In Gill v. Manhattan Life Ins. Co. (1908), 11 Ariz. 232, 95 P. 89, the plaintiff brought suit on a life insurance policy issued to her deceased husband. The policy provided that no suit could be brought to recover upon the policy after the expiration of 2 years from the time the cause of action accrued. The action was brought more than 2 years after the death of plaintiff’s husband. Plaintiff sought to excuse the delay by alleging that at the time of the husband’s death she was a minor and had brought the action within 2 years after attaining her majority. The Supreme Court of Arizona sustained the dismissal of the complaint as insufficient in law, stating: “The limitation upon this action being a matter of contract, and not a matter of statute, it applies to an infant as effectually as to one who has attained his majority.” The court relied upon Mead v. Phoenix Ins. Co.

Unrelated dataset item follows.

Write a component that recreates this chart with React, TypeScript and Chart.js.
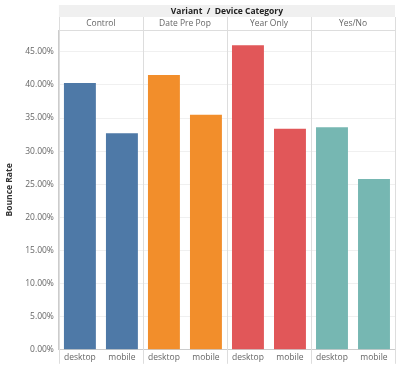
import React, { useEffect, useRef } from "react";
import { Chart, registerables } from "chart.js";

Chart.register(...registerables);

const variants = ["Control", "Date Pre Pop", "Year Only", "Yes/No"];
const devices = ["desktop", "mobile"];
const desktopRates = [40.3, 41.5, 46.0, 33.6];
const mobileRates = [32.7, 35.5, 33.4, 25.8];
const variantColors = ["#4e79a7", "#f28e2b", "#e15759", "#76b7b2"];
const yTicks = [0, 5, 10, 15, 20, 25, 30, 35, 40, 45];

const FONT = "'Open Sans', 'DejaVu Sans', sans-serif";

const headerPlugin = {
  id: "tableauHeader",
  afterDraw(chart: any) {
    const { ctx, chartArea } = chart;
    const { left, right, top, bottom } = chartArea;
    const n = variants.length;
    const w = (right - left) / n;
    const bandTop = 5;
    const bandBot = 17;
    ctx.save();
    ctx.fillStyle = "#f0f0f0";
    ctx.fillRect(left, bandTop, right - left, bandBot - bandTop);
    ctx.fillStyle = "#222";
    ctx.font = `bold 8.5px ${FONT}`;
    ctx.textAlign = "center";
    ctx.textBaseline = "middle";
    ctx.fillText("Variant  /  Device Category", (left + right) / 2, (bandTop + bandBot) / 2 + 0.5);
    ctx.strokeStyle = "#dddddd";
    ctx.lineWidth = 1;
    for (let i = 0; i <= n; i++) {
      const x = Math.round(left + w * i) + 0.5;
      ctx.beginPath();
      ctx.moveTo(x, bandBot);
      ctx.lineTo(x, bottom + 14);
      ctx.stroke();
    }
    ctx.beginPath();
    ctx.moveTo(left, Math.round(top) + 0.5);
    ctx.lineTo(right, Math.round(top) + 0.5);
    ctx.stroke();
    ctx.fillStyle = "#666";
    ctx.font = `8.5px ${FONT}`;
    for (let i = 0; i < n; i++) {
      ctx.fillText(variants[i], left + w * i + w / 2, (bandBot + top) / 2 + 0.5);
    }
    ctx.restore();
  },
};

export default function App() {
  const ref = useRef<HTMLCanvasElement>(null);
  useEffect(() => {
    const labels: string[] = [];
    const values: number[] = [];
    const colors: string[] = [];
    variants.forEach((v, i) => {
      devices.forEach((d, j) => {
        labels.push(d);
        values.push(j === 0 ? desktopRates[i] : mobileRates[i]);
        colors.push(variantColors[i]);
      });
    });
    const chart = new Chart(ref.current!, {
      type: "bar",
      data: {
        labels,
        datasets: [
          {
            data: values,
            backgroundColor: colors,
            categoryPercentage: 1,
            barPercentage: 0.76,
          },
        ],
      },
      options: {
        animation: false,
        responsive: false,
        maintainAspectRatio: false,
        layout: { padding: { top: 30, right: 4, left: 4, bottom: 0 } },
        plugins: { legend: { display: false }, tooltip: { enabled: false } },
        scales: {
          x: {
            grid: { display: false, drawTicks: false },
            border: { display: true, color: "#cccccc" },
            ticks: { color: "#666", font: { family: FONT, size: 8.5 }, padding: 3, maxRotation: 0, autoSkip: false },
          },
          y: {
            min: 0,
            max: 48.3,
            afterBuildTicks(scale: any) {
              scale.ticks = yTicks.map((v) => ({ value: v }));
            },
            grid: { color: "#f0f0f0", drawTicks: false },
            border: { display: true, color: "#cccccc" },
            ticks: {
              color: "#666",
              font: { family: FONT, size: 8.5 },
              padding: 5,
              callback: (v: any) => Number(v).toFixed(2) + "%",
            },
            title: {
              display: true,
              text: "Bounce Rate",
              color: "#333",
              font: { family: FONT, size: 8.5, weight: "bold" },
              padding: { top: 0, bottom: 6 },
            },
          },
        },
      },
      plugins: [headerPlugin],
    });
    return () => chart.destroy();
  }, []);
  return (
    <div style={{ position: "fixed", left: 0, top: 0, width: 399, height: 366, background: "#fff" }}>
      <canvas ref={ref} width={399} height={366} style={{ width: 399, height: 366 }} />
    </div>
  );
}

In Heilig v. Aetna Life Ins. Co. (1910), 152 N.C. 358, 67 S.E. 927, it was held that under an accident policy stipulating that an action must be brought within a year after the right of action accrued, infancy does not stop limitations since, by suing on the contract, the infant affirms it and is therefore bound by its terms. The court cited Mead v. Phoenix Ins. Co. and Suggs v. Travelers’ Insurance Co. (1888), 71 Tex. 579, 9 S.W. 676.

In Reiter v. Aetna Life Ins. Co. (D.N.J. 1940), 33 F. Supp. 159, it was held that infancy of the beneficiary of a life policy at the time of the insured’s death did not excuse the infant’s failure to sue within, nor did it toll, the contract limitation period within which action on the policy must be brought. “We are not dealing here with a problem arising under a statute of limitations but with the terms and conditions of a contract.” (33 F. Supp. 159, 160.) The court cited, inter alia, Suggs v. Insurance Co., Mead v. Phoenix Co., and Heiling v. Aetna Life Ins. Co.

There is a principle which runs through Illinois law which, although not on point, nevertheless bears some similarity and merits mention. It is expressed in Schiller v. Kucaba (1964), 55 Ill. App. 2d 9, 19, 203 N.E.2d 710:

*355“Once the period of limitations begins to run on a legal claim, it continues to run without interruption, notwithstanding the fact that a subsequent disability befalls the party entitled to enforce the claim. See Calumet Street Ry. Co. v. Mabie, 66 Ill. App. 235. Further, the period will continue to run against the heirs of the legal owner of property after his death, notwithstanding the fact that they may be under a disability at the time that the right to bring an action accrues to them, Crowell v. Druley, 19 Ill. App. 509.”

This case was cited and followed by the Seventh Circuit in Berman v. Palatine Insurance Co. (7th Cir. 1967), 379 F.2d 371.

For the foregoing reasons I would affirm the judgment of the trial court.